- _What needs to be done_
Quote verbatim the span of lines that begins the listing below and closes with the line containing "var yTicks = [0, 10, 20, 30, 40]".

━━ Dataset section

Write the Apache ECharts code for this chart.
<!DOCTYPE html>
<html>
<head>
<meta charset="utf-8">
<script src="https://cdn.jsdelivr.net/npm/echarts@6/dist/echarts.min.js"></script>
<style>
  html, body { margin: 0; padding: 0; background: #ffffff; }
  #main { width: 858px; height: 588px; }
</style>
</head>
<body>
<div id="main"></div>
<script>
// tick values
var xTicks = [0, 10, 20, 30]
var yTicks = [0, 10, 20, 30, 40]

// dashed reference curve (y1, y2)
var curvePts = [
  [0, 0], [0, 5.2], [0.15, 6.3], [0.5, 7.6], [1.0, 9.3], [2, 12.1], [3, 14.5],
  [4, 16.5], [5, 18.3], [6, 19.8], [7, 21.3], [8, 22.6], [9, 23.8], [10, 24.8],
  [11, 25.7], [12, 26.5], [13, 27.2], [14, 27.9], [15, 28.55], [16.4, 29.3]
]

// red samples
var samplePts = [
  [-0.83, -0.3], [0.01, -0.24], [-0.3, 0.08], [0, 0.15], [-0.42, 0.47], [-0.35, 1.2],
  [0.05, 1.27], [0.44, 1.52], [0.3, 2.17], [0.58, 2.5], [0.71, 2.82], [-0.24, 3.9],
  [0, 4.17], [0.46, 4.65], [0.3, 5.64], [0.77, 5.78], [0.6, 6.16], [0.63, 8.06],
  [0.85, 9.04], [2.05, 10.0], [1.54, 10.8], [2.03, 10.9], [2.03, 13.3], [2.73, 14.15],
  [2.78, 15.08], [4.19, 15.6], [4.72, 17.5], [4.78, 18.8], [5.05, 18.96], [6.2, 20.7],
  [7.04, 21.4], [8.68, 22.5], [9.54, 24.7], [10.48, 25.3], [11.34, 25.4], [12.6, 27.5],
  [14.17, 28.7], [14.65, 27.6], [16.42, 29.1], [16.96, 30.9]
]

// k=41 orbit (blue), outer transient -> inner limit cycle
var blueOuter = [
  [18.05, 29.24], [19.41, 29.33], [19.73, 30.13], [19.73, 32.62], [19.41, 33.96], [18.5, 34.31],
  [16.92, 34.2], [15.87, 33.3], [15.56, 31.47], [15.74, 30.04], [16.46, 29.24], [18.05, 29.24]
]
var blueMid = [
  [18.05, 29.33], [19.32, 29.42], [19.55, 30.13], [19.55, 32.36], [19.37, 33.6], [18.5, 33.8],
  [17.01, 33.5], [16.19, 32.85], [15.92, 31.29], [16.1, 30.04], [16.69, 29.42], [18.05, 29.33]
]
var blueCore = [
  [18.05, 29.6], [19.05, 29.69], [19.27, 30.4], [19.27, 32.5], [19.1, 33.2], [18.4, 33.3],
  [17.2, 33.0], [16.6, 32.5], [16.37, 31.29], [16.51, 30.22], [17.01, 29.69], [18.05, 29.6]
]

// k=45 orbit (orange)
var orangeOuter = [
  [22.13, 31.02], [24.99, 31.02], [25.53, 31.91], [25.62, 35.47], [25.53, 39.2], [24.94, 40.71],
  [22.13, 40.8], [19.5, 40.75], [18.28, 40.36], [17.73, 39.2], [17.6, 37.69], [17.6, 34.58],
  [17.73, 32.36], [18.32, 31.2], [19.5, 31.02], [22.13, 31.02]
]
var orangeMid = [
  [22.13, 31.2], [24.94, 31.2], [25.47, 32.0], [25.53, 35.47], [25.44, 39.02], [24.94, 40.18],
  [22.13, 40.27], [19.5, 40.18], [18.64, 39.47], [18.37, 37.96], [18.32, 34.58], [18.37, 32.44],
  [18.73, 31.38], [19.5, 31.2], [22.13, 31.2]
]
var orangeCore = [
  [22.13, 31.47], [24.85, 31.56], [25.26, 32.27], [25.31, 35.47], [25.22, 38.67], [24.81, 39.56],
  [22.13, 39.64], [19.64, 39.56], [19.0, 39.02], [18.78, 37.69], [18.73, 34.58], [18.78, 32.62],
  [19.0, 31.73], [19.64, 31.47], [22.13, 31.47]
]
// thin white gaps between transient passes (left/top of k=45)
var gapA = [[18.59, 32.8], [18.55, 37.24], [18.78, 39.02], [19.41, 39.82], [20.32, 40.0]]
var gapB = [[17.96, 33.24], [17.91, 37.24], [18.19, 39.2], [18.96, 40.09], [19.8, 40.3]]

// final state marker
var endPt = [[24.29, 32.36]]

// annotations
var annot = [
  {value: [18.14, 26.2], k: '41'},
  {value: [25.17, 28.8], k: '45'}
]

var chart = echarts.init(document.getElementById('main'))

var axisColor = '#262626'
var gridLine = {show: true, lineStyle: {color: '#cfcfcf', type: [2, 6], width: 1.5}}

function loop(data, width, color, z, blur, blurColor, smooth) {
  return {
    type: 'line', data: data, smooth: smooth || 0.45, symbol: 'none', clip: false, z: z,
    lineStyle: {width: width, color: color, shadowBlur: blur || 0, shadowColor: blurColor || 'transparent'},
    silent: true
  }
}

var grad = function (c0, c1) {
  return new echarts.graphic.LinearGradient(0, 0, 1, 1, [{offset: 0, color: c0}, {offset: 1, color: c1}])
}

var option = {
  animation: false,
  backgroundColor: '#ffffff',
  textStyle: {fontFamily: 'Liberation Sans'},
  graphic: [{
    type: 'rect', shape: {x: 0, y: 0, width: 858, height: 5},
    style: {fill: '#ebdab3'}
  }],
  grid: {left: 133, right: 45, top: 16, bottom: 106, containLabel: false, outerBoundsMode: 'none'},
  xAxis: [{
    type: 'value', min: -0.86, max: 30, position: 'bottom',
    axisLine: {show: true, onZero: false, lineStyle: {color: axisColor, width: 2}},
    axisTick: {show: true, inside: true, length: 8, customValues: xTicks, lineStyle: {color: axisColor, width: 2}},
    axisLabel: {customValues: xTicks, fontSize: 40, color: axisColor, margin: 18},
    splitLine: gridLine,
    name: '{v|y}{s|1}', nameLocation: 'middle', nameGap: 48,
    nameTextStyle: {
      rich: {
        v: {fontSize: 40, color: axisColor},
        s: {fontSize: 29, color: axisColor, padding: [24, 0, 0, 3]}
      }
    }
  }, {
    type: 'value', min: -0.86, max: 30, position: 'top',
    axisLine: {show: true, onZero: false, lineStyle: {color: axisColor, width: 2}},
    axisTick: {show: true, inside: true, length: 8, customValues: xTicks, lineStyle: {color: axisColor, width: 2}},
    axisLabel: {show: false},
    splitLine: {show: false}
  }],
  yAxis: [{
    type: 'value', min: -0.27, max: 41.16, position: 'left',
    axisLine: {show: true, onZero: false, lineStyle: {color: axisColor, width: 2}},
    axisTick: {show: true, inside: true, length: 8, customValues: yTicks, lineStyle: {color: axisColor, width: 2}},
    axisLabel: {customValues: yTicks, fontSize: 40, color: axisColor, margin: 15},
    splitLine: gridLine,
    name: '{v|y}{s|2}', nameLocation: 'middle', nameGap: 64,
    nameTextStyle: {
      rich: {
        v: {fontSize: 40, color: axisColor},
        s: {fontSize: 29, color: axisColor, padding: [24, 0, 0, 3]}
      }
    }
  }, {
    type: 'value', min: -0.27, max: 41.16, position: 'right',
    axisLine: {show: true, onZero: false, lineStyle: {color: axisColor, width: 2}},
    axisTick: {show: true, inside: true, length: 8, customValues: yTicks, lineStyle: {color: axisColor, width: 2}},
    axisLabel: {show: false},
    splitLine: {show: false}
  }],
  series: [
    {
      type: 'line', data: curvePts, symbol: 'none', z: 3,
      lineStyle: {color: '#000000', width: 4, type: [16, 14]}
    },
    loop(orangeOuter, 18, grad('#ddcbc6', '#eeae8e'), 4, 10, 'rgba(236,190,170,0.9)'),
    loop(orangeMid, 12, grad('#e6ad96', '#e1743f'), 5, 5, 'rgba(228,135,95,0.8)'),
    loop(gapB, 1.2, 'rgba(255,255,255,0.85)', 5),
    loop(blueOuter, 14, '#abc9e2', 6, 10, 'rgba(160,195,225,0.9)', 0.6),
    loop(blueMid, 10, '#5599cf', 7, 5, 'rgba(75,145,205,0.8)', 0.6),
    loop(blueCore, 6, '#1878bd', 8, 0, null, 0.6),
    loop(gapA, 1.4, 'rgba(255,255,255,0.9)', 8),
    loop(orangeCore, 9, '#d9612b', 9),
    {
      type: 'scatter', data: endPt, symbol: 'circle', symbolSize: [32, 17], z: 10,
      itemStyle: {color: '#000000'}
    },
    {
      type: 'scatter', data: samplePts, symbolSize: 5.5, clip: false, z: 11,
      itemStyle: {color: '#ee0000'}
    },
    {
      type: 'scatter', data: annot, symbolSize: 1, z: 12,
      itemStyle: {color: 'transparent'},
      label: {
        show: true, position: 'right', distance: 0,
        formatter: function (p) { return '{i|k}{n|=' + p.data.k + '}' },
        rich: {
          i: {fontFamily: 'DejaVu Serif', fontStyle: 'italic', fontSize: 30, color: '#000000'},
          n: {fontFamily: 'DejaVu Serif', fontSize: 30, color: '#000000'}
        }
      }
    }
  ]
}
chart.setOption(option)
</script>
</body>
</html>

━━━━

- _Worked answer_
Write the Apache ECharts code for this chart.
<!DOCTYPE html>
<html>
<head>
<meta charset="utf-8">
<script src="https://cdn.jsdelivr.net/npm/echarts@6/dist/echarts.min.js"></script>
<style>
  html, body { margin: 0; padding: 0; background: #ffffff; }
  #main { width: 858px; height: 588px; }
</style>
</head>
<body>
<div id="main"></div>
<script>
// tick values
var xTicks = [0, 10, 20, 30]
var yTicks = [0, 10, 20, 30, 40]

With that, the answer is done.